The government pledged to mobilize resources, including from the armed forces which said it was tapping into its own oxygen supply and pulling retired medical personnel back into service to assist with the crisis. Police in Uttar Pradesh, India's most populous state, said they arrested dozens of people for selling oxygen cylinders and medicine used to treat covid-19 on the black market.

But in many places, that help may be coming too late. In some cities, including Delhi, makeshift crematoriums have been erected to cope with the growing number of dead. And over the past week alone, according to official figures, more than 2,000 infected people have died in India every day. That number is widely understood to be an underestimate: Journalists in the state of Gujarat found that more than 90 cremations and burials had taken place under coronavirus protocols in the past two days, but the state government's data showed only eight deaths during that same time period.

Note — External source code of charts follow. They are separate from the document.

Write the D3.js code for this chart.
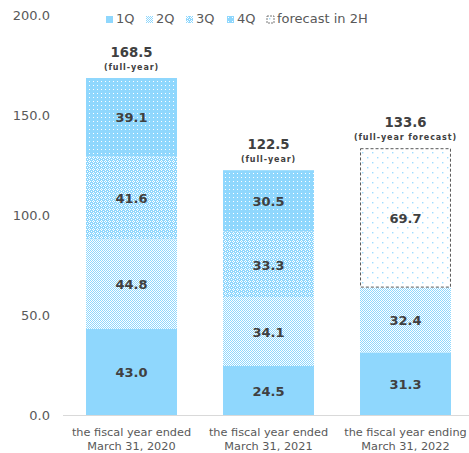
<!DOCTYPE html>
<html>
<head>
<meta charset="utf-8">
<script src="https://cdn.jsdelivr.net/npm/d3@7"></script>
<style>
  html, body { margin: 0; padding: 0; background: #fff; }
  svg { display: block; font-family: "DejaVu Sans", Verdana, sans-serif; }
</style>
</head>
<body>
<svg id="chart" width="469" height="453"></svg>
<script>
// Quarterly results per fiscal year (billions)
const catLine1 = ["the fiscal year ended", "the fiscal year ended", "the fiscal year ending"];
const catLine2 = ["March 31, 2020", "March 31, 2021", "March 31, 2022"];
const q1 = [43.0, 24.5, 31.3];
const q2 = [44.8, 34.1, 32.4];
const q3 = [41.6, 33.3, 0];
const q4 = [39.1, 30.5, 0];
const forecast2H = [0, 0, 69.7];
const totalLabels = ["168.5", "122.5", "133.6"];
const totalNotes = ["(full-year)", "(full-year)", "(full-year forecast)"];
const yTicks = [0, 50, 100, 150, 200];
const seriesKeys = ["1Q", "2Q", "3Q", "4Q", "forecast in 2H"];

const BLUE = "#8fd7fd";
const svg = d3.select("#chart");
const defs = svg.append("defs");

// Fill patterns for each quarter
function pattern(id, size, bg, cells, color, r) {
  const p = defs.append("pattern").attr("id", id)
    .attr("patternUnits", "userSpaceOnUse")
    .attr("width", size).attr("height", size);
  p.append("rect").attr("width", size).attr("height", size).attr("fill", bg);
  cells.forEach(([x, y]) => {
    p.append("rect").attr("x", x).attr("y", y)
      .attr("width", r).attr("height", r).attr("fill", color);
  });
}
pattern("p2", 2, "#ffffff", [[0, 0], [1, 1]], BLUE, 1);
pattern("p3", 4, BLUE, [[1, 0], [0, 1], [2, 1], [1, 2], [3, 3]], "#ffffff", 1);
pattern("p4", 4, BLUE, [[1, 1]], "#ffffff", 1);
pattern("pf", 10, "#ffffff", [[2, 2], [7, 7]], "#9fdcff", 1.4);

const fills = { "1Q": BLUE, "2Q": "url(#p2)", "3Q": "url(#p3)", "4Q": "url(#p4)", "forecast in 2H": "url(#pf)" };

const rows = catLine1.map((c, i) => ({
  i, "1Q": q1[i], "2Q": q2[i], "3Q": q3[i], "4Q": q4[i], "forecast in 2H": forecast2H[i]
}));
const stacked = d3.stack().keys(seriesKeys)(rows);

const x = d3.scaleBand().domain(rows.map(d => d.i)).range([63, 474])
  .paddingInner(0.336).paddingOuter(0.168);
const y = d3.scaleLinear().domain([0, 200]).range([415, 15]);

// Y axis labels
const yAxis = svg.append("g").attr("transform", "translate(63,0)")
  .call(d3.axisLeft(y).tickValues(yTicks).tickFormat(d3.format(".1f")).tickSize(0).tickPadding(13));
yAxis.select(".domain").remove();
yAxis.selectAll("text").attr("font-family", "DejaVu Sans, Verdana, sans-serif")
  .attr("font-size", 13).attr("fill", "#595959");

// Baseline
svg.append("line").attr("x1", 63).attr("x2", 469).attr("y1", y(0) + 0.5).attr("y2", y(0) + 0.5)
  .attr("stroke", "#d9d9d9").attr("stroke-width", 1);

// Stacked segments
const segs = [];
stacked.forEach(s => s.forEach(d => {
  if (d[1] - d[0] > 0) segs.push({ key: s.key, i: d.data.i, y0: d[0], y1: d[1] });
}));
svg.append("g").selectAll("rect").data(segs).join("rect")
  .attr("x", d => x(d.i)).attr("width", x.bandwidth())
  .attr("y", d => y(d.y1)).attr("height", d => y(d.y0) - y(d.y1))
  .attr("fill", d => fills[d.key]);

// Dashed outline around forecast segment
svg.append("g").selectAll("rect").data(segs.filter(d => d.key === "forecast in 2H")).join("rect")
  .attr("x", d => x(d.i) + 0.5).attr("width", x.bandwidth() - 1)
  .attr("y", d => y(d.y1) + 0.5).attr("height", d => y(d.y0) - y(d.y1) - 1)
  .attr("fill", "none").attr("stroke", "#595959").attr("stroke-width", 1)
  .attr("stroke-dasharray", "3,2");

// Segment value labels
svg.append("g").selectAll("text").data(segs).join("text")
  .attr("x", d => x(d.i) + x.bandwidth() / 2)
  .attr("y", d => (y(d.y0) + y(d.y1)) / 2 + 5)
  .attr("text-anchor", "middle").attr("font-size", 13).attr("font-weight", "bold")
  .attr("fill", "#404040")
  .text(d => d3.format(".1f")(d.y1 - d.y0));

// Totals above bars
const tops = rows.map(r => d3.sum(seriesKeys, k => r[k]));
const tg = svg.append("g");
tg.selectAll("text.total").data(rows).join("text").attr("class", "total")
  .attr("x", d => x(d.i) + x.bandwidth() / 2)
  .attr("y", d => y(tops[d.i]) - 21)
  .attr("text-anchor", "middle").attr("font-size", 13.3).attr("font-weight", "bold")
  .attr("fill", "#404040").text(d => totalLabels[d.i]);
tg.selectAll("text.note").data(rows).join("text").attr("class", "note")
  .attr("x", d => x(d.i) + x.bandwidth() / 2)
  .attr("y", d => y(tops[d.i]) - 8)
  .attr("text-anchor", "middle").attr("font-size", 8).attr("font-weight", "bold")
  .attr("letter-spacing", 0.9)
  .attr("fill", "#404040").text(d => totalNotes[d.i]);

// Category labels
const cg = svg.append("g").selectAll("text").data(rows).join("text")
  .attr("x", d => x(d.i) + x.bandwidth() / 2)
  .attr("text-anchor", "middle").attr("font-size", 11.3).attr("fill", "#595959");
cg.append("tspan").attr("x", d => x(d.i) + x.bandwidth() / 2).attr("y", 436).text(d => catLine1[d.i]);
cg.append("tspan").attr("x", d => x(d.i) + x.bandwidth() / 2).attr("y", 450).text(d => catLine2[d.i]);

// Legend
const legendX = [106, 146, 186, 227, 267];
const lg = svg.append("g").selectAll("g").data(seriesKeys).join("g")
  .attr("transform", (d, i) => `translate(${legendX[i]},16)`);
lg.append("rect").attr("width", 7).attr("height", 7)
  .attr("fill", d => fills[d])
  .attr("stroke", d => d === "forecast in 2H" ? "#595959" : "none")
  .attr("stroke-dasharray", "2,1").attr("stroke-width", 0.8);
lg.append("text").attr("x", 10).attr("y", 7)
  .attr("font-size", 13).attr("fill", "#595959").text(d => d);
</script>
</body>
</html>
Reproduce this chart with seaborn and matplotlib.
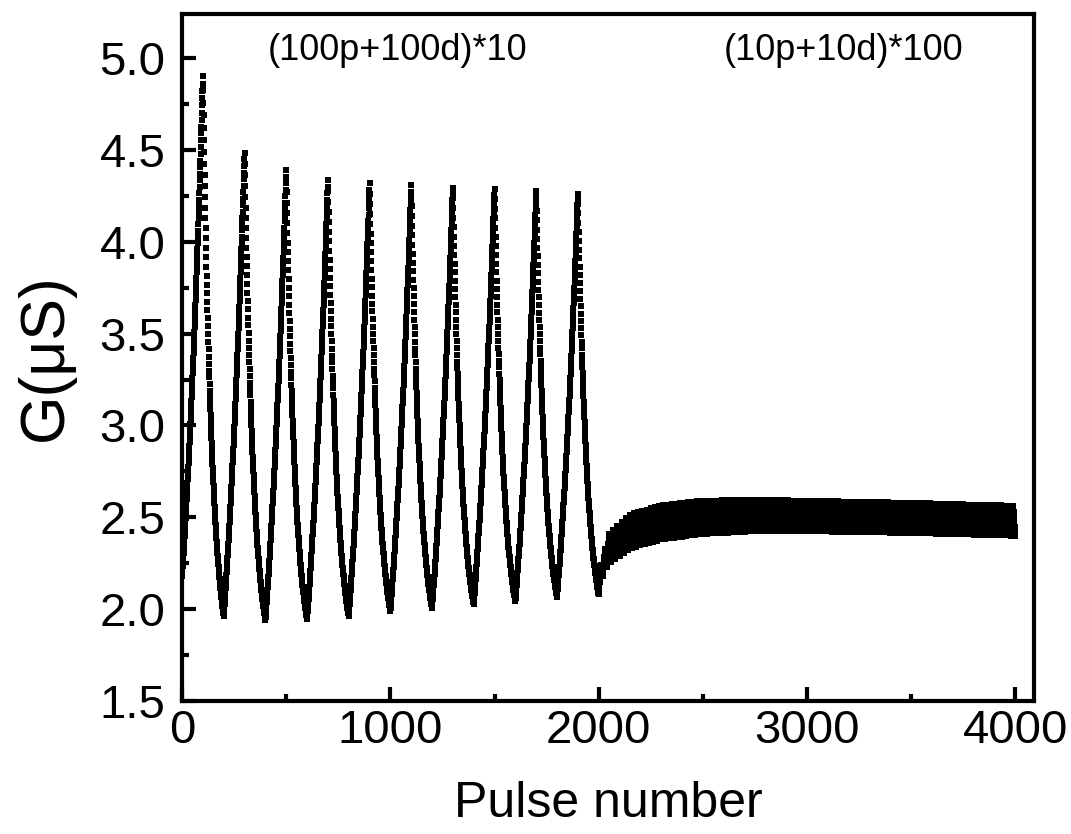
import numpy as np
import pandas as pd
import matplotlib
matplotlib.use("Agg")
import matplotlib.pyplot as plt
from matplotlib.ticker import MultipleLocator
import seaborn as sns

# values (G in uS)
start_value = 2.18
# (100p+100d)*10 : peak after each 100 potentiation pulses, trough after each 100 depression pulses
peaks = [4.90, 4.486, 4.39, 4.334, 4.318, 4.307, 4.295, 4.289, 4.277, 4.262]
troughs = [1.965, 1.94, 1.946, 1.965, 1.992, 2.008, 2.03, 2.046, 2.068, 2.084]
# (10p+10d)*100 : upper / lower edge of the band at some pulse numbers
band_pulse = [2000, 2010, 2050, 2150, 2300, 2500, 2750, 3000, 3500, 4000]
band_high = [2.09, 2.24, 2.41, 2.515, 2.565, 2.59, 2.595, 2.59, 2.578, 2.562]
band_low = [2.084, 2.16, 2.25, 2.33, 2.38, 2.41, 2.425, 2.425, 2.415, 2.40]

x_ticks = [0, 1000, 2000, 3000, 4000]
y_ticks = [1.5, 2.0, 2.5, 3.0, 3.5, 4.0, 4.5, 5.0]


def build_trace():
    g = [start_value]
    prev = start_value
    for pk, tr in zip(peaks, troughs):
        t = np.arange(1, 101)
        up = prev + (pk - prev) * (np.exp(t / 120) - 1) / (np.exp(100 / 120) - 1)
        down = tr + (pk - tr) * (np.exp(-t / 45) - np.exp(-100 / 45)) / (1 - np.exp(-100 / 45))
        g.extend(up)
        g.extend(down)
        prev = tr
    for i in range(100):
        p0 = 2000 + 20 * i
        hi = np.interp(p0 + 10, band_pulse, band_high)
        lo_next = np.interp(p0 + 20, band_pulse, band_low)
        t = np.arange(1, 11)
        g.extend(prev + (hi - prev) * t / 10)
        g.extend(hi + (lo_next - hi) * t / 10)
        prev = lo_next
    return pd.DataFrame({"pulse": np.arange(len(g)), "G": g})


df = build_trace()

sns.set_style("ticks")
plt.rcParams["font.family"] = ["Liberation Sans", "DejaVu Sans"]
plt.rcParams["text.color"] = "black"
plt.rcParams["axes.labelcolor"] = "black"
plt.rcParams["xtick.color"] = "black"
plt.rcParams["ytick.color"] = "black"

fig = plt.figure(figsize=(10.71, 8.34), dpi=100)
ax = fig.add_axes([0.170, 0.1595, 0.7955, 0.8237])

sns.scatterplot(data=df, x="pulse", y="G", marker="s", s=22, color="black",
                linewidth=0, ax=ax, legend=False)

ax.set_xlim(0, 4090)
ax.set_ylim(1.5, 5.24)
ax.set_xticks(x_ticks)
ax.set_yticks(y_ticks)
ax.xaxis.set_minor_locator(MultipleLocator(500))
ax.yaxis.set_minor_locator(MultipleLocator(0.25))
ax.tick_params(which="both", direction="in", top=False, right=False,
               labelsize=34, colors="black")
ax.tick_params(which="major", length=10, width=3)
ax.tick_params(which="minor", length=5, width=3)
ax.tick_params(axis="y", pad=12)
ax.tick_params(axis="x", pad=6)
for sp in ax.spines.values():
    sp.set_linewidth(3)
    sp.set_color("black")

ax.set_xlabel("Pulse number", fontsize=36, labelpad=20)
ax.set_ylabel("G(\u03bcS)", fontsize=45, labelpad=18)

ax.text(413, 5.04, "(100p+100d)*10", fontsize=26, va="center", ha="left")
ax.text(2598, 5.04, "(10p+10d)*100", fontsize=26, va="center", ha="left")

fig.savefig("out.png", dpi=100)
plt.close(fig)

"Cremations are now being held on pavements as bodies pile up," India's the Wire news website reported Tuesday from the city of Nashik, where last week an oxygen leak at a hospital killed 22 coronavirus patients.

The Scroll, another independent news website, reported that "people are dropping dead like flies" in villages in Uttar Pradesh, as the virus spreads to more rural regions of the country.

"In villages, people are dying of fever and breathlessness even before they can be tested for the disease," the site reported.

Local media outlets reported Tuesday that the wave of fatalities has even reached the family of Prime Minister Narenda Modi, whose aunt died at 80 while undergoing treatment at a hospital.

The World Health Organization said Tuesday that multiple virus variants now circulating in India were accelerating the outbreak. At least two, which were first detected in Britain and South Africa, have been linked with higher rates of transmission.

One variant identified in India in December, known as B.1.617, has several mutations associated with increased transmissibility, the WHO said, but it was unclear if that variant was responsible for the surge.

Before the stunning increase in cases, the Indian government had described the virus as largely defeated and relaxed public health measures and allowed large crowds to gather for religious festivals and political rallies.

Outrage at the government over the crisis was growing. The Indian Medical Association issued a scathing statement describing Modi as a "failed prime minister" and "super spreader" who held massive political rallies instead of strengthening the country's health care infrastructure.

On Wednesday, following a public outcry, authorities scrapped plans to use a luxury hotel in New Delhi as a coronavirus facility to treat India's high court judges.

Government officials said the day before that they had reserved 100 rooms at the Ashoka Hotel to treat judges, court staff and their relatives, even as other hospitals in the city have turned away desperate and dying patients.

"Who is responsible for the oxygen and vaccine shortages? Where is the Indian state?" read a column posted Tuesday on the Wire.